In 1987, after being petitioned by the National Women's History Project, Congress passed Pub. L. 100-9 which designated the month of March 1987 as Women’s History Month. Between 1988 and 1994, Congress passed additional resolutions requesting and authorizing the President to proclaim March of each year as Women’s History Month. Since 1988, U.S. presidents have issued annual proclamations designating the month of March as Women’s History Month.

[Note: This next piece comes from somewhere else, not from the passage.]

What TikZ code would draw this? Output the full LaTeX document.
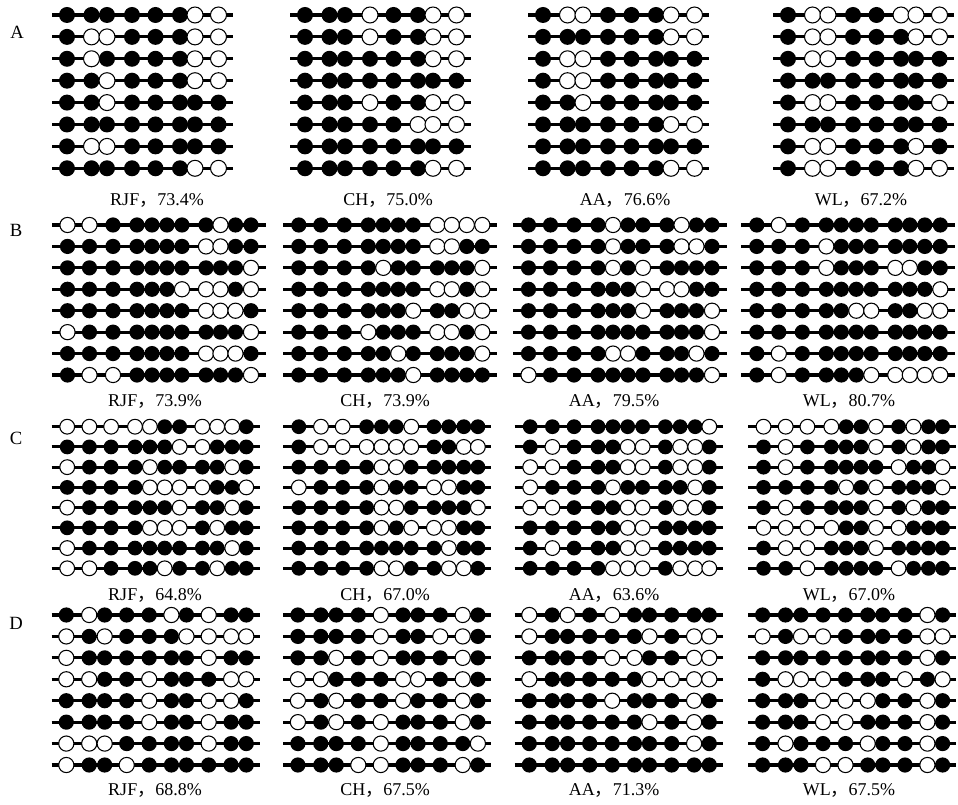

November: Native American Heritage Month
What started at the turn of the century as an effort to gain a day of recognition for the significant contributions the first Americans made to the establishment and growth of the U.S., has resulted in a whole month being designated for that purpose.One of the very proponents of an American Indian Day was Dr. Arthur C. Parker, a Seneca Indian, who was the director of the Museum of Arts and Science in Rochester, N.Y. He persuaded the Boy Scouts of America to set aside a day for the “First Americans” and for three years they adopted such a day. In 1915, the annual Congress of the American Indian Association meeting in Lawrence, Kans., formally approved a plan concerning American Indian Day. It directed its president, Rev. Sherman Coolidge, an Arapahoe, to call upon the country to observe such a day. Coolidge issued a proclamation on Sept. 28, 1915, which declared the second Saturday of each May as an American Indian Day and contained the first formal appeal for recognition of Indians as citizens. The year before this proclamation was issued, Red Fox James, a Blackfoot Indian, rode horseback from state to state seeking approval for a day to honor Indians. On December 14, 1915, he presented the endorsements of 24 state governments at the White House. There is no record, however, of such a national day being proclaimed. The first American Indian Day in a state was declared on the second Saturday in May 1916 by the governor of New York. Several states celebrate the fourth Friday in September. In Illinois, for example, legislators enacted such a day in 1919. Presently, several states have designated Columbus Day as Native American Day, but it continues to be a day we observe without any recognition as a national legal holiday. In 1990 President George H. W. Bush approved a joint resolution designating November 1990 “National American Indian Heritage Month.” Similar proclamations, under variants on the name (including “Native American Heritage Month” and “National American Indian and Alaska Native Heritage Month”) have been issued each year since 1994.